*What the task requires*: Below are the records; locate each line with the word "code" and copy it.

*Given records*:

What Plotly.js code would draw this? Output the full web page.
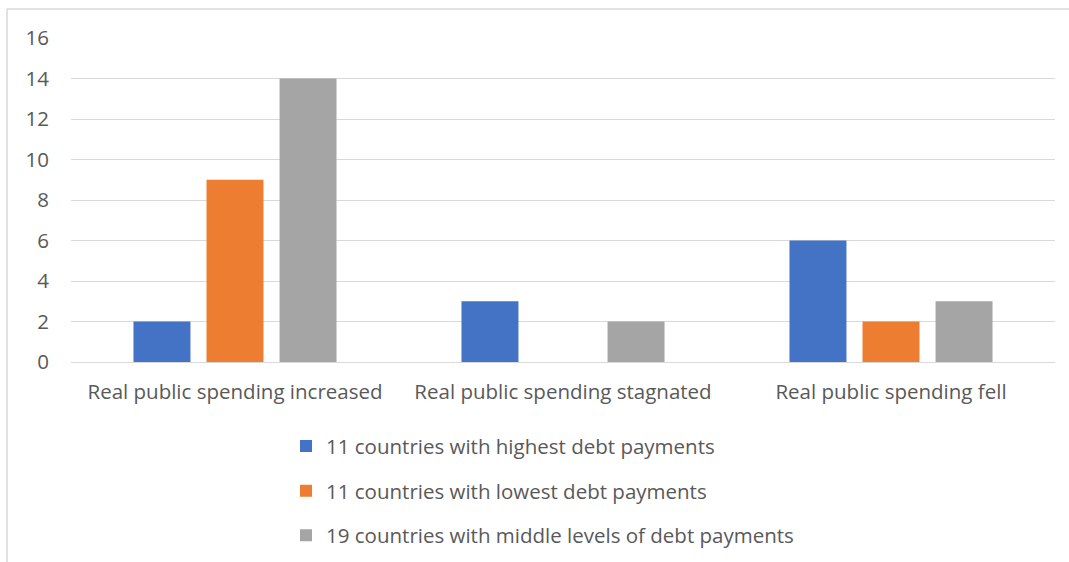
<!DOCTYPE html>
<html>
<head>
<meta charset="utf-8">
<script src="https://cdn.plot.ly/plotly-3.0.1.min.js"></script>
<style>html,body{margin:0;padding:0;background:#fff}#chart{width:1069px;height:562px}</style>
</head>
<body>
<div id="chart"></div>
<script>
const categories = ["Real public spending increased", "Real public spending stagnated", "Real public spending fell"];
const seriesNames = ["11 countries with highest debt payments", "11 countries with lowest debt payments", "19 countries with middle levels of debt payments"];
const highestDebt = [2, 3, 6];
const lowestDebt = [9, 0, 2];
const middleDebt = [14, 2, 3];
const colors = ["#4472C4", "#ED7D31", "#A5A5A5"];
const yTicks = [0, 2, 4, 6, 8, 10, 12, 14, 16];

const values = [highestDebt, lowestDebt, middleDebt];
const traces = values.map((v, i) => ({
  type: "bar",
  x: categories,
  y: v,
  name: seriesNames[i],
  legendgroup: "g" + i,
  marker: {color: colors[i]},
  hoverinfo: "x+y+name"
}));

const font = "Open Sans, Liberation Sans, sans-serif";
const fs = 20.5;
const layout = {
  width: 1069,
  height: 562,
  margin: {l: 71, r: 14, t: 38, b: 200, autoexpand: false},
  paper_bgcolor: "#fff",
  plot_bgcolor: "#fff",
  barmode: "group",
  bargap: 0.332,
  bargroupgap: 0.22,
  font: {family: font, size: fs, color: "#595959"},
  xaxis: {
    type: "category",
    showgrid: false,
    showline: false,
    zeroline: false,
    ticks: "",
    tickfont: {family: font, size: fs, color: "#595959"},
    ticklabelstandoff: 15
  },
  yaxis: {
    range: [0, 16],
    tickvals: yTicks,
    ticktext: yTicks.map(String),
    showgrid: true,
    gridcolor: "#d9d9d9",
    gridwidth: 1,
    zeroline: true,
    zerolinecolor: "#d9d9d9",
    zerolinewidth: 1,
    showline: false,
    ticks: "",
    tickfont: {family: font, size: fs, color: "#595959"},
    ticklabelstandoff: 21
  },
  legend: {
    orientation: "v",
    x: 0.2185,
    xanchor: "left",
    y: -0.198,
    yanchor: "top",
    tracegroupgap: 15,
    font: {family: font, size: fs, color: "#595959"},
    bgcolor: "rgba(0,0,0,0)"
  },
  showlegend: true,
  shapes: [
    {type: "line", xref: "paper", yref: "paper", x0: (7 - 71) / 984, x1: (7 - 71) / 984, y0: (362 - 9) / 324, y1: (362 - 570) / 324, line: {color: "#d9d9d9", width: 1.5}, layer: "below"},
    {type: "line", xref: "paper", yref: "paper", x0: (7 - 71) / 984, x1: (1069 - 71) / 984, y0: (362 - 9) / 324, y1: (362 - 9) / 324, line: {color: "#d9d9d9", width: 1.5}, layer: "below"}
  ]
};

Plotly.newPlot("chart", traces, layout, {displayModeBar: false, staticPlot: true});
</script>
</body>
</html>
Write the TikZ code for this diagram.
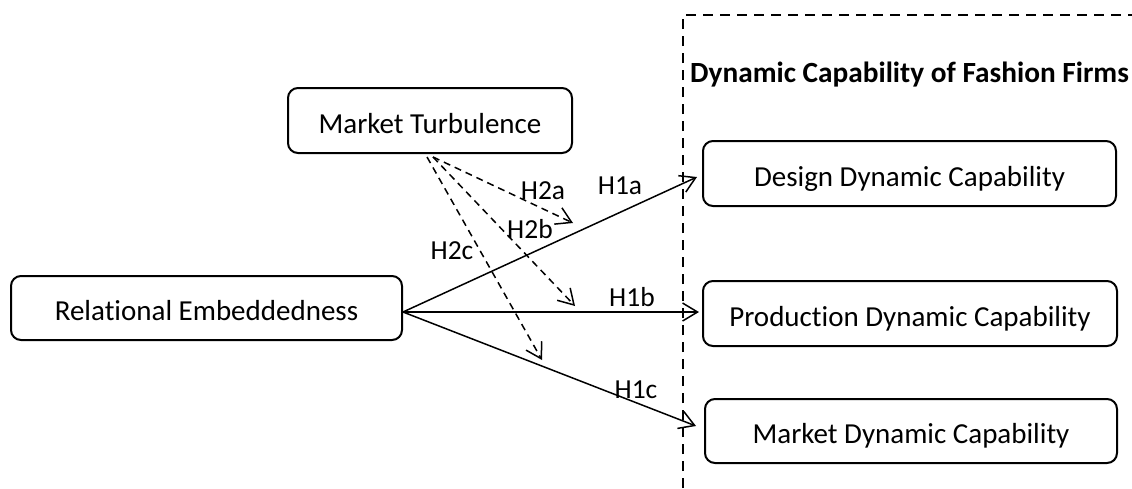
\documentclass[tikz,border=0pt]{standalone}
\usepackage{fontspec}
\setmainfont{Carlito}[Ligatures={NoCommon,NoDiscretionary}]
\usetikzlibrary{arrows.meta}
\begin{document}
\begin{tikzpicture}[x=1pt,y=-1pt,
  box/.style={draw, line width=2pt, rounded corners=10pt,
    font=\fontsize{29}{32}\selectfont, text height=25pt, text depth=0pt,
    inner sep=0pt},
  lbl/.style={font=\fontsize{27.5}{30}\selectfont, inner sep=0pt},
  arr/.style={line width=1.5pt,
    -{Straight Barb[length=15pt,width=18pt,line width=1.5pt]}},
  darr/.style={arr, dash pattern=on 7pt off 5pt},
  frame/.style={line width=2.5pt, dash pattern=on 10pt off 7pt}]
\useasboundingbox (0,0) rectangle (1132,488);

% dashed frame around the capability group
\draw[frame] (683,488) -- (683,15) -- (1132,15);
\node[font=\fontsize{29.3}{32}\selectfont\bfseries, anchor=base west, inner sep=0pt]
  (title) at (690,82) {Dynamic Capability of Fashion Firms};

% boxes
\node[box, minimum width=284pt, minimum height=65pt] (MT) at (430,120.5) {Market Turbulence};
\node[box, minimum width=391pt, minimum height=64pt] (RE) at (206.5,308) {Relational Embeddedness};
\node[box, minimum width=413pt, minimum height=65pt] (DD) at (909.5,173.5) {Design Dynamic Capability};
\node[box, minimum width=414pt, minimum height=65pt] (PD) at (910,313.5) {Production Dynamic Capability};
\node[box, minimum width=412pt, minimum height=64pt] (MD) at (911,431) {Market Dynamic Capability};

% direct effects
\draw[arr] ([yshift=-4pt]RE.east) -- ([shift={(-5pt,-3.5pt)}]DD.west);
\draw[arr] ([yshift=-4pt]RE.east) -- ([shift={(-3pt,1.5pt)}]PD.west);
\draw[arr] ([yshift=-4pt]RE.east) -- ([shift={(-8pt,5pt)}]MD.west);

% moderating effects
\coordinate (h2a) at (573,223);
\coordinate (h2b) at (575,306);
\coordinate (h2c) at (542,360);
\draw[darr] ([shift={(3pt,-3pt)}]MT.south) -- (h2a);
\draw[darr] ([shift={(3pt,-3pt)}]MT.south) -- (h2b);
\draw[darr] ([shift={(-3pt,-3pt)}]MT.south) -- (h2c);

% hypothesis labels
\node[lbl] (l2a) at (543,191) {H2a};
\node[lbl] (l2b) at (530,229) {H2b};
\node[lbl] (l2c) at (452,251) {H2c};
\node[lbl] (l1a) at (620,186) {H1a};
\node[lbl] (l1b) at (632,297) {H1b};
\node[lbl] (l1c) at (636,390) {H1c};
\end{tikzpicture}
\end{document}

*Answer for the task*:
What Plotly.js code would draw this? Output the full web page.
Write the TikZ code for this diagram.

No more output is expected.